Tornato a casa nel 1945, per quasi un anno dovette essere ricoverato per riprendersi dal terribile deperimento provocato dal Lager.
Ma presto Gianfranco tornò alla vita con l'energia che tutti hanno conosciuto. Ripresi gli studi si laureò in Giurisprudenza, impegnandosi nella difesa di partigiani, antifascisti e lavoratori licenziati negli anni della reazione: processi politici, nei quali ex fascisti costringevano alla sbarra chi aveva combattuto per la libertà, contro la dittatura.
Fu un percorso nel quale Maris assunse responsabilità crescenti: nel giro di qualche anno fu senatore della Repubblica per più legislature, e successivamente componente del Consiglio Superiore della Magistratura, sempre mantenendo vivo il proprio impegno alla guida dell'ANED.

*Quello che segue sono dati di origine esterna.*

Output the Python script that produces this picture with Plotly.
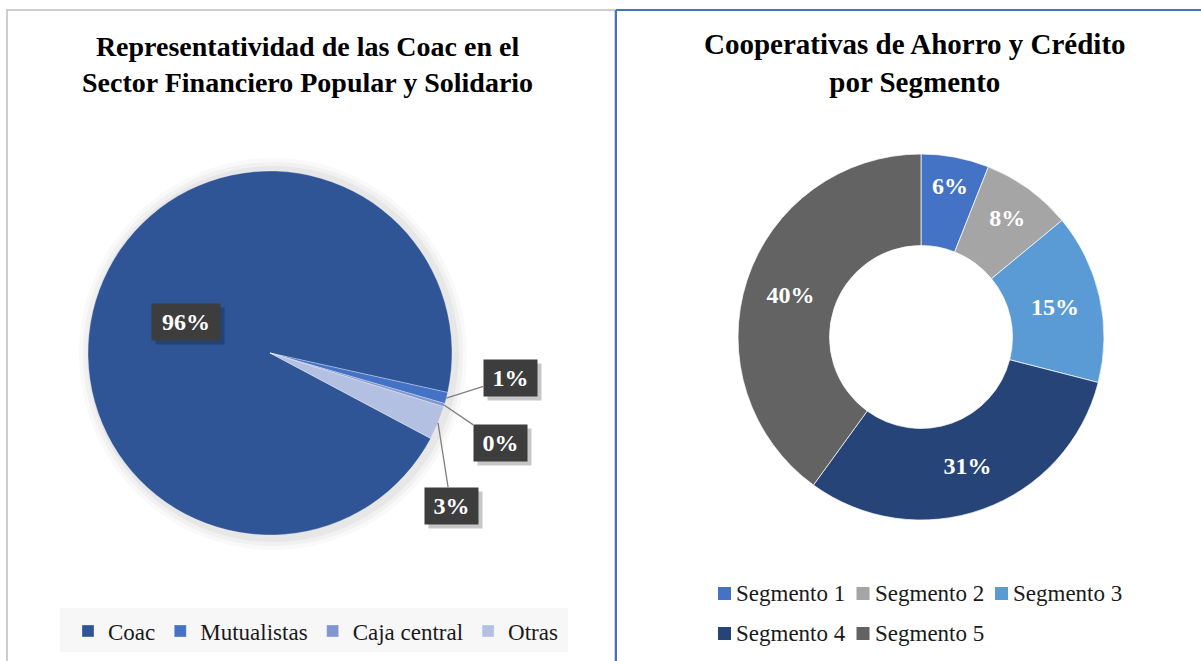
import math
import plotly.graph_objects as go

# datos
sector_labels = ["Coac", "Mutualistas", "Caja central", "Otras"]
sector_values = [95.7, 1.0, 0.3, 3.0]
sector_colors = ["#2F5597", "#4472C4", "#7F96D1", "#B4C0E2"]

segment_labels = ["Segmento 1", "Segmento 2", "Segmento 3", "Segmento 4", "Segmento 5"]
segment_values = [6, 8, 15, 31, 40]
segment_colors = ["#4472C4", "#A5A5A5", "#5B9BD5", "#264478", "#636363"]

W, H = 1201, 661
FONT = "Liberation Serif"


def px(x):
    return x / W


def py(y):
    return 1 - y / H


# geometria de los graficos (en pixeles)
pie_cx, pie_cy, pie_r = 270, 353, 182
pie_rotation = 118
don_cx, don_cy, don_r = 921, 337, 183

fig = go.Figure()

fig.add_trace(go.Pie(
    labels=sector_labels,
    values=sector_values,
    marker=dict(colors=sector_colors, line=dict(color="rgba(255,255,255,0.6)", width=0.5)),
    sort=False,
    direction="clockwise",
    rotation=pie_rotation,
    textinfo="none",
    hoverinfo="label+percent",
    domain=dict(x=[px(pie_cx - pie_r), px(pie_cx + pie_r)],
                y=[py(pie_cy + pie_r), py(pie_cy - pie_r)]),
))

fig.add_trace(go.Pie(
    labels=segment_labels,
    values=segment_values,
    hole=0.5,
    marker=dict(colors=segment_colors, line=dict(color="rgba(255,255,255,0.7)", width=1)),
    sort=False,
    direction="clockwise",
    rotation=0,
    textposition="inside",
    insidetextorientation="horizontal",
    texttemplate="%{percent:.0%}",
    textfont=dict(family=FONT, size=24, color="white", weight="bold"),
    hoverinfo="label+percent",
    showlegend=False,
    domain=dict(x=[px(don_cx - don_r), px(don_cx + don_r)],
                y=[py(don_cy + don_r), py(don_cy - don_r)]),
))

# etiquetas de datos del pastel (caja oscura), posicion calculada de los valores
total = sum(sector_values)
label_offsets = [None, (64, -20), (56, 38), (13, 83)]
box_w = [58, 43, 43, 43]
annotations = []
start = pie_rotation
for lab, val, off, bw in zip(sector_labels, sector_values, label_offsets, box_w):
    span = val / total * 360
    mid = math.radians(start + span / 2)
    start += span
    txt = "%d%%" % round(val / total * 100)
    if off is None:
        d = 0.49 * pie_r
        x = pie_cx + d * math.sin(mid)
        y = pie_cy - d * math.cos(mid)
        arrow = dict(showarrow=False)
    else:
        x = pie_cx + pie_r * math.sin(mid)
        y = pie_cy - pie_r * math.cos(mid)
        arrow = dict(showarrow=True, arrowhead=0, arrowwidth=1.3, standoff=0,
                     arrowcolor="#7F7F7F", ax=off[0], ay=off[1])
    # sombra (caja sin texto)
    sh = dict(arrow)
    if off is not None:
        sh["arrowcolor"] = "rgba(0,0,0,0)"
    annotations.append(dict(
        x=px(x), y=py(y), xref="paper", yref="paper", text=" ",
        xanchor="center", yanchor="middle", width=bw, height=26,
        xshift=4, yshift=-4, bgcolor="rgba(0,0,0,0.22)",
        font=dict(family=FONT, size=24), borderpad=5, **sh))
    annotations.append(dict(
        x=px(x), y=py(y), xref="paper", yref="paper", text=txt,
        xanchor="center", yanchor="middle", width=bw, height=26,
        bgcolor="#3D3D3D", font=dict(family=FONT, size=24, weight="bold", color="white"),
        borderpad=5, **arrow))

# titulos
annotations.append(dict(
    x=px(307), y=py(64), xref="paper", yref="paper", showarrow=False,
    xanchor="center", yanchor="middle",
    text="<b>Representatividad de las Coac en el<br>Sector Financiero Popular y Solidario</b>",
    font=dict(family=FONT, size=28, color="black"), align="center",
))
annotations.append(dict(
    x=px(915), y=py(63), xref="paper", yref="paper", showarrow=False,
    xanchor="center", yanchor="middle",
    text="<b>Cooperativas de Ahorro y Crédito<br>por Segmento</b>",
    font=dict(family=FONT, size=29, color="black"), align="center",
))

shapes = [
    # marco izquierdo
    dict(type="rect", xref="paper", yref="paper", x0=px(7), x1=px(615), y0=py(662), y1=py(10),
         line=dict(color="#BFBFBF", width=1.5), layer="below"),
    # marco derecho (azul)
    dict(type="line", xref="paper", yref="paper", x0=px(616), x1=px(616), y0=py(662), y1=py(10),
         line=dict(color="#4472C4", width=2)),
    dict(type="line", xref="paper", yref="paper", x0=px(616), x1=px(1201), y0=py(10), y1=py(10),
         line=dict(color="#4472C4", width=2)),
    # fondo leyenda izquierda
    dict(type="rect", xref="paper", yref="paper", x0=px(60), x1=px(568), y0=py(652), y1=py(608),
         fillcolor="#F7F7F7", line=dict(width=0), layer="below"),
]
# sombra suave del pastel
for k, a in [(12, 0.025), (8, 0.03), (4, 0.04)]:
    shapes.append(dict(type="circle", xref="paper", yref="paper",
                       x0=px(pie_cx - pie_r - k + 3), x1=px(pie_cx + pie_r + k + 3),
                       y0=py(pie_cy + pie_r + k + 3), y1=py(pie_cy - pie_r - k - 1),
                       fillcolor="rgba(0,0,0,%s)" % a, line=dict(width=0), layer="below"))

# leyenda de segmentos (3 por fila, como en Excel)
for i, (lab, col) in enumerate(zip(segment_labels, segment_colors)):
    lx = 718 + (i % 3) * 138.5
    ly = 593 + (i // 3) * 40
    shapes.append(dict(type="rect", xref="paper", yref="paper",
                       x0=px(lx), x1=px(lx + 13), y0=py(ly + 7), y1=py(ly - 6),
                       fillcolor=col, line=dict(width=0)))
    annotations.append(dict(x=px(lx + 16), y=py(ly), xref="paper", yref="paper",
                            xanchor="left", yanchor="middle", showarrow=False, text=lab,
                            font=dict(family=FONT, size=23, color="#1A1A1A")))

fig.update_layout(
    width=W, height=H,
    margin=dict(l=0, r=0, t=0, b=0, autoexpand=False),
    paper_bgcolor="white",
    plot_bgcolor="white",
    font=dict(family=FONT, color="#1A1A1A"),
    annotations=annotations,
    shapes=shapes,
    legend=dict(orientation="h", x=px(68), y=py(631), xanchor="left", yanchor="middle",
                bgcolor="rgba(0,0,0,0)", font=dict(family=FONT, size=23, color="#1A1A1A")),
)

fig.write_html("out.html", config={"displayModeBar": False},
               post_script="document.body.style.margin='0';")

Ancora in tarda età fu a lungo contemporaneamente presidente dell'ANED e della Fondazione Memoria della Deportazione, vicepresidente nazionale dell'ANPI, direttore dell'INSLI, profondendo in ciascun incarico tutta la propria energia, la propria esperienza e la propria enorme autorevolezza.
L'ultimo suo impegno, l'ultimo obiettivo raggiunto della sua lunghissima, inimitabile attività, è stata la trattativa con il Comune di Milano che ha portato alla creazione della Casa della Memoria di Milano, da lui fortemente voluta per costruire un centro propulsivo di studi e memorie della Resistenza e della deportazione, contro il revisionismo e il negazionismo.
Gli rimase al contrario l'amarezza di non essere riuscito a difendere il Memoriale di Auschwitz nella sede per la quale era stato progettato e allestito: sperava però di poterlo vedere presto a Firenze, aperto nuovamente alle visite e all'ammirazione di tutti.
La sua ultima uscita pubblica è del 29 marzo scorso, quando volle salutare di persona proprio davanti alla nuova Casa della Memoria di Milano i suoi compagni dell'ANED, "la mia famiglia", ebbe a dire allora, riuniti per un Consiglio Nazionale.